Since I haven't had anything funny happen lately, I decided to post another poopy pants story.
Ok. So, I have a pretty high stress job. I oversee multiple early childhood and school age programs throughout our county. It used to be a job that was split up between five people, but through the years they have "re-structred" (screwed people as much as they possibly can) the management positions. They finally had it whittled down to two people. Myself and my friend Coin-O, who was the assistant manager. When Coin-O left to work at a higher paying less stress job (can't blame her) they decided that they were re-structuring once more and wouldn't be refilling the position. Yeah for me.
In the weeks following her absence I was beside myself with frustration and feeling overwhelmed. When I get like this, I get the crazy-poos.
Crazy-poos- Extreme stomach cramps that come and go in waves. These waves bring hot flashes, searing pain and nauseau. It also gives you about a 10-20 second window to hobble your cramped up body to a toilet before your butt splurches. You must place yourself that must have walls or bars to hold on to.

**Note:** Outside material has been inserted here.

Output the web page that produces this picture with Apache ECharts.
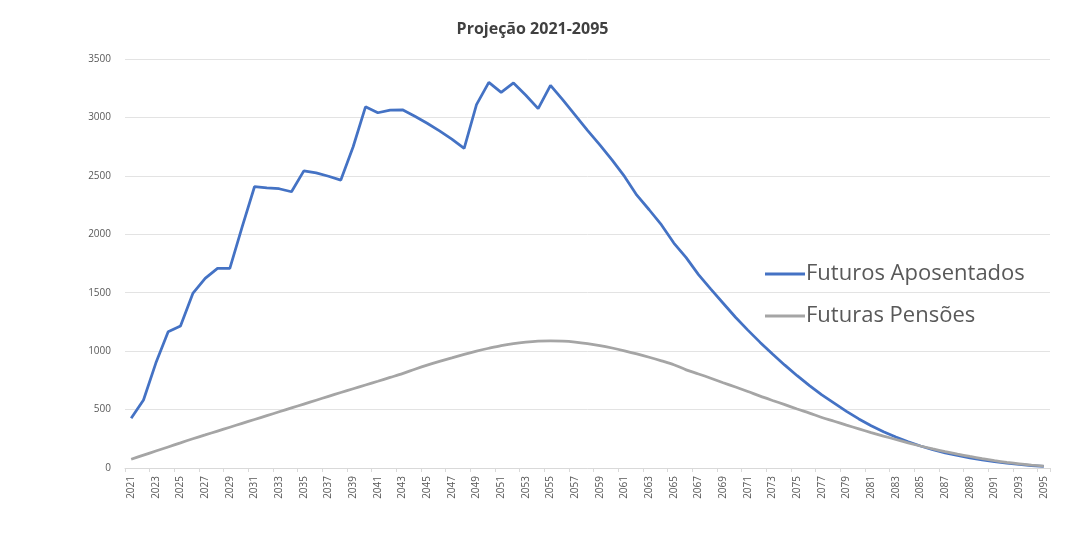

Back to the story. I had been suffering for the crazy poos for quite a few days. I wasn't sure if my poor bum could take any more. I was so raw that I was now patting my poor bottom with scented baby wipes.
After days of this, I am at home with all of the kids doing something that I can't even remember. I was having a moment of peacefullness. I was just standing in my living room, staring out the giant picture window as the wind blew through the trees thinking of how it looked exactly like this when I was little. When....it....happened........
It hit quick this time. So quick that I didn't even know it happened. While staring out the window with a look of pure bliss on my face...I...farted.
Thought process in my head.
I didn't even know I had to toot.
That sure burned.
It's still burning!
Why is it still burning?
Is it burning on the inside or outside?
I think it's burning on the outside...
There is no way this is happening again.
(I still have not moved from my blissful position at this point)
I then decide that I should check out the possible situation that could be escalating as the burning is spreading on the outside. I take off waddling up the stairs to keep it from smearing. Yep, smashed up carrots.
Why is this happening to me, God?
Can't you leave my poor butt alone for once.
I peel my clothing off and carefully step into the shower to wash my stinky butt. You would think that just pooping would make me gag. Nope, apparently I'm ok with the pooping part. But, I am not ok with washing my own butt when there is poo on it.
I won't go anymore into detail...ha ha ha...well, anymore than I already have. Ok, that sentence was ridiculous but I am going to leave it there cause it made me laugh.